24 October 2017

"Berliner Brücken" by Thiemann and Desczyk

While putting together my recent run of posts on the bridges of Berlin, I was looking to see if there was any book I could use to supplement internet research.

There doesn't seem to be a good book in English, but there are several in German. I settled on "Berliner Brücken: Gestaltung and Schmuck" by Eckhard Thiemann and Dieter Desczyk (236pp, Lukas Verlag, 2012) [amazon.co.uk]. The title translates roughly as "Berlin Bridges: Form and Ornamentation".

The book starts with a history of bridge design and construction in Berlin, which is very well illustrated with historical drawings, paintings and photographs. Historically, as with most cities, the major challenge for bridges in Berlin was to span waterways, and a number of beautiful, intriguing and often unusual structures are depicted and discussed.

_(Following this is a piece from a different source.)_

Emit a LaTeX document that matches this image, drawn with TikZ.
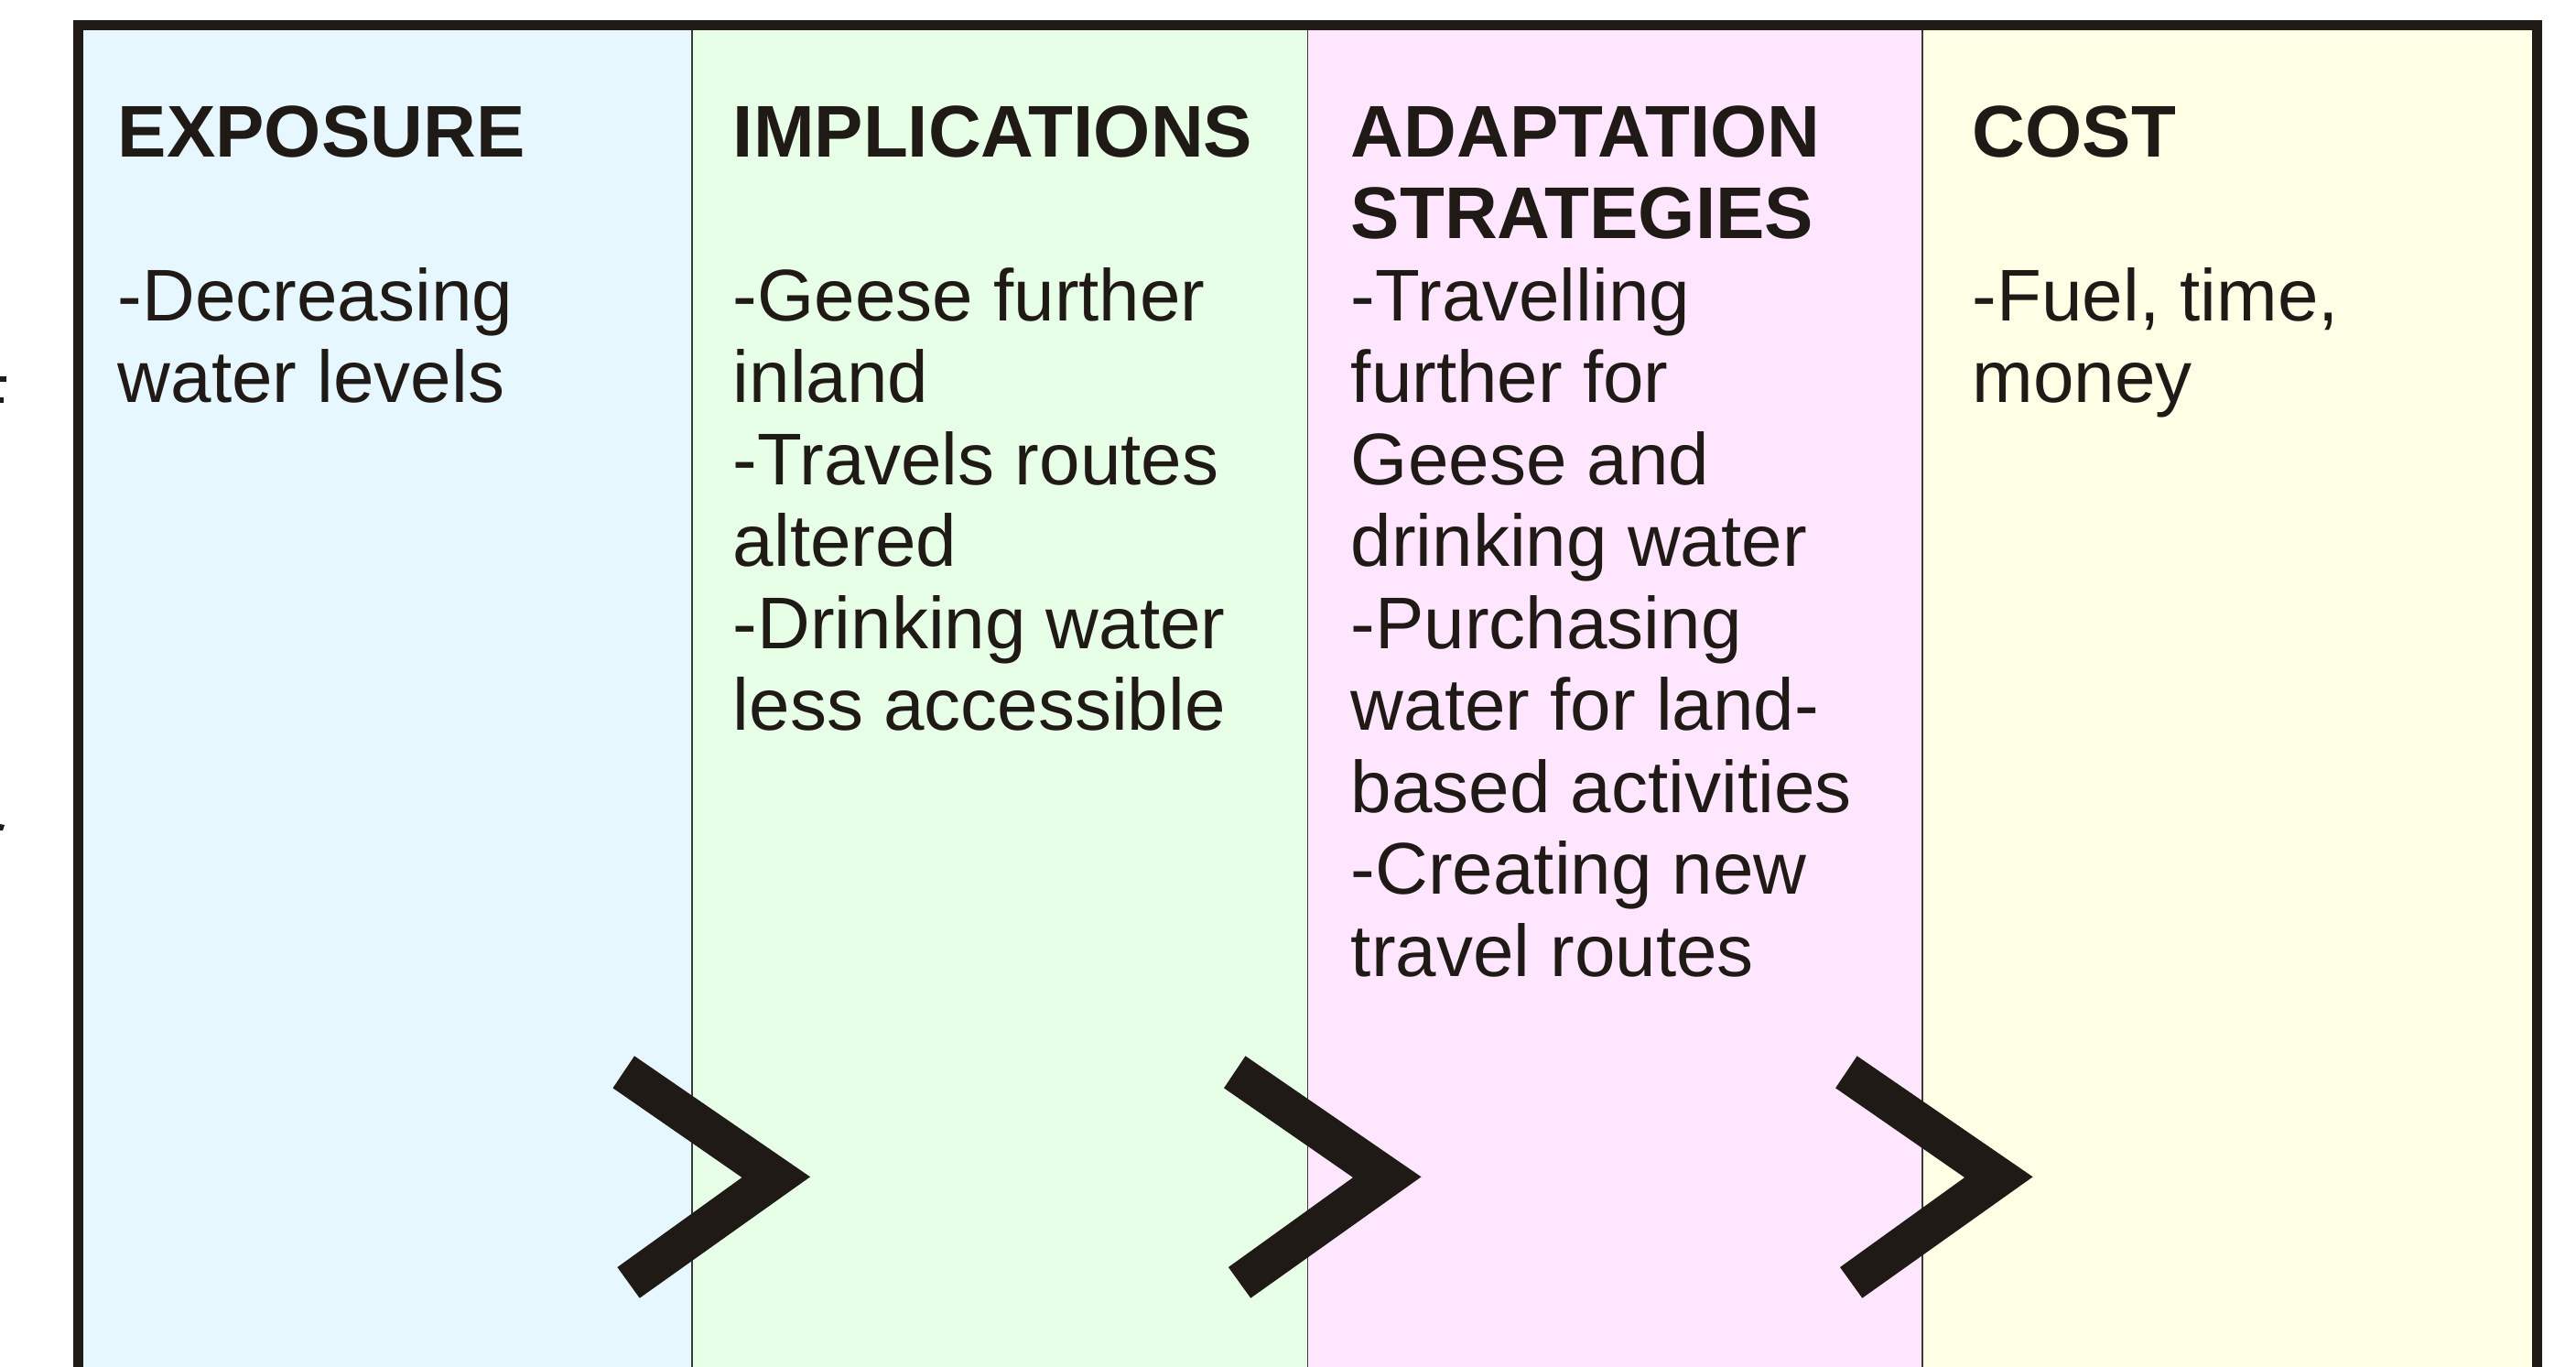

In more recent history, bridge-building has shifted to the spanning of railways and roads, and the book reflects this, although it does not feature bridges which actually carry rail.

The bulk of the book is a structure-by-structure encyclopaedia of the more significant of Berlin's bridges, featuring around 140 different bridges, each with at least one page to itself, with more significant bridges (or groups of bridges) getting two pages.

Where more than one bridge has stood on a particular site, both old and new structures are covered, and also a number of sites where a bridge once stood but no longer does so. Again, this part of the bridge is very well illustrated, the text is informative, and dates and designers are always given appropriate credit.

The book is generally good at picking out details of bridges: sculpture, decoration and the like, and has an entire section devoted just to this, with several pages of images. It also has seven pages of detailed maps to locate the bridges, a detailed timeline, glossary, bibliography and index.

It really is an excellent model for how such a book should be done.